◆ WHAT YOU SHOULD DO
For this exercise, return only the lines from the line containing "Clone this chart in D3.js." through the line containing "const band = 229.3;", both ends included, exactly as they are.

◆ LISTED ENTRIES
------------------------------------------------------------------------

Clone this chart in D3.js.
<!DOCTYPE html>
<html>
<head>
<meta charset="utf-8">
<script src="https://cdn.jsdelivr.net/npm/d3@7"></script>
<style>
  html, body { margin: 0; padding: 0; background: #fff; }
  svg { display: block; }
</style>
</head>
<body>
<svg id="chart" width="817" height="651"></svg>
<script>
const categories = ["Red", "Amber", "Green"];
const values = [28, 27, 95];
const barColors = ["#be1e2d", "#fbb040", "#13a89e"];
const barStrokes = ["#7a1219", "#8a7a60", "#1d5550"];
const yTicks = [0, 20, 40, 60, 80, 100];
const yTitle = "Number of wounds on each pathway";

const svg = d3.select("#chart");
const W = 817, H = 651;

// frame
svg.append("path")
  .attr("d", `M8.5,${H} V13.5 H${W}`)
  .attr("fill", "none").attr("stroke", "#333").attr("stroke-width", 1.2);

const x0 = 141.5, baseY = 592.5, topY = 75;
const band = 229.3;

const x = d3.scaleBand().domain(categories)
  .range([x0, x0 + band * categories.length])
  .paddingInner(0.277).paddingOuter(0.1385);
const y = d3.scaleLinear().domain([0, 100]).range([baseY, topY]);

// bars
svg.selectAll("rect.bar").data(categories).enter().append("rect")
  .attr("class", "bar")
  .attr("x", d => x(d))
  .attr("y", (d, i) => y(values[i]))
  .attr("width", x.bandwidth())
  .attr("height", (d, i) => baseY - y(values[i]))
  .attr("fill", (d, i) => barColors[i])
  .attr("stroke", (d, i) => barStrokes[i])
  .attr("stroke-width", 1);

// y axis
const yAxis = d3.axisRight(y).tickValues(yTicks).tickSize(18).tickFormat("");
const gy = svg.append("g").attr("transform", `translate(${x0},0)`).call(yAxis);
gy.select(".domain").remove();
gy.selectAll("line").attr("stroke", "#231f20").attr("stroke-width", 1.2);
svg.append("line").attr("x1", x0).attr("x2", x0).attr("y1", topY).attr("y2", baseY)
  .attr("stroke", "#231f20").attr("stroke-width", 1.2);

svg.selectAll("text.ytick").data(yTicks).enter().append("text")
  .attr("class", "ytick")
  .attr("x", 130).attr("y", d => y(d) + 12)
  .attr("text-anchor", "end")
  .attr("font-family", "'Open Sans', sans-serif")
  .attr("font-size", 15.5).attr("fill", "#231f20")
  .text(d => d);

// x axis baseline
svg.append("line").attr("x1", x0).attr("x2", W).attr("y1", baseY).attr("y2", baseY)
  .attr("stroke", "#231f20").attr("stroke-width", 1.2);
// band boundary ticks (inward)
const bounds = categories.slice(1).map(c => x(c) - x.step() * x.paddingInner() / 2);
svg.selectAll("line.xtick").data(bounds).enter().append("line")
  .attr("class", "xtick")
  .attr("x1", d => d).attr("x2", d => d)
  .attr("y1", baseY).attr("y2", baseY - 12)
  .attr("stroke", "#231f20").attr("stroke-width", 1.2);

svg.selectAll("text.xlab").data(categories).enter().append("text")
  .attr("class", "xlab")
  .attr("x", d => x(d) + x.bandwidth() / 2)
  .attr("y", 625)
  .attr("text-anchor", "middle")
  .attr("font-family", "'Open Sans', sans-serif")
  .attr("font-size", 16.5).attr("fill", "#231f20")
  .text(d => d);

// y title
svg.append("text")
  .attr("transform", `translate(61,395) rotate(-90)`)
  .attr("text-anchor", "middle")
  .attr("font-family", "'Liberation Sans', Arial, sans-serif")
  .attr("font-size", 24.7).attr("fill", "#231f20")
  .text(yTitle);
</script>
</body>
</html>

------------------------------------------------------------------------

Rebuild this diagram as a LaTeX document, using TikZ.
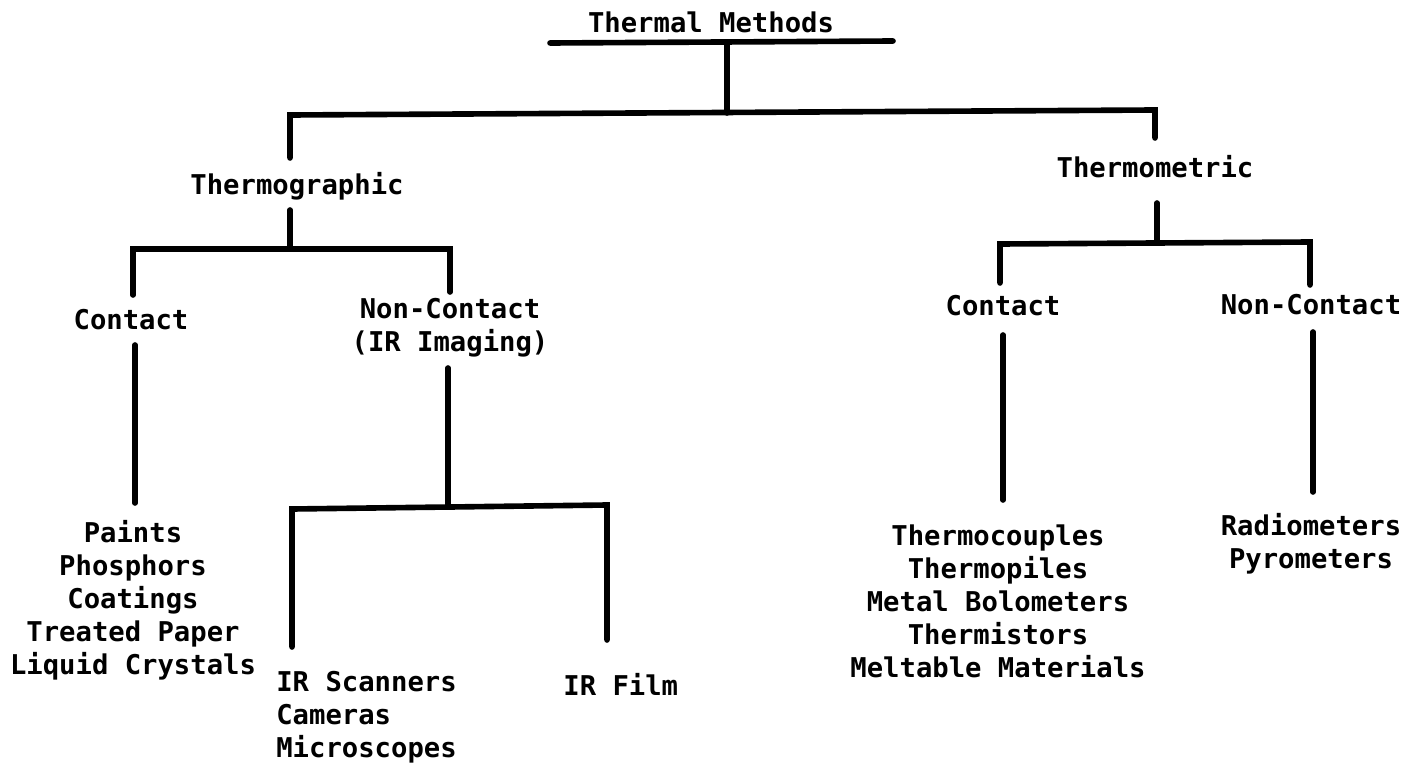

------------------------------------------------------------------------

◆ SOLUTION BELOW
Clone this chart in D3.js.
<!DOCTYPE html>
<html>
<head>
<meta charset="utf-8">
<script src="https://cdn.jsdelivr.net/npm/d3@7"></script>
<style>
  html, body { margin: 0; padding: 0; background: #fff; }
  svg { display: block; }
</style>
</head>
<body>
<svg id="chart" width="817" height="651"></svg>
<script>
const categories = ["Red", "Amber", "Green"];
const values = [28, 27, 95];
const barColors = ["#be1e2d", "#fbb040", "#13a89e"];
const barStrokes = ["#7a1219", "#8a7a60", "#1d5550"];
const yTicks = [0, 20, 40, 60, 80, 100];
const yTitle = "Number of wounds on each pathway";

const svg = d3.select("#chart");
const W = 817, H = 651;

// frame
svg.append("path")
  .attr("d", `M8.5,${H} V13.5 H${W}`)
  .attr("fill", "none").attr("stroke", "#333").attr("stroke-width", 1.2);

const x0 = 141.5, baseY = 592.5, topY = 75;
const band = 229.3;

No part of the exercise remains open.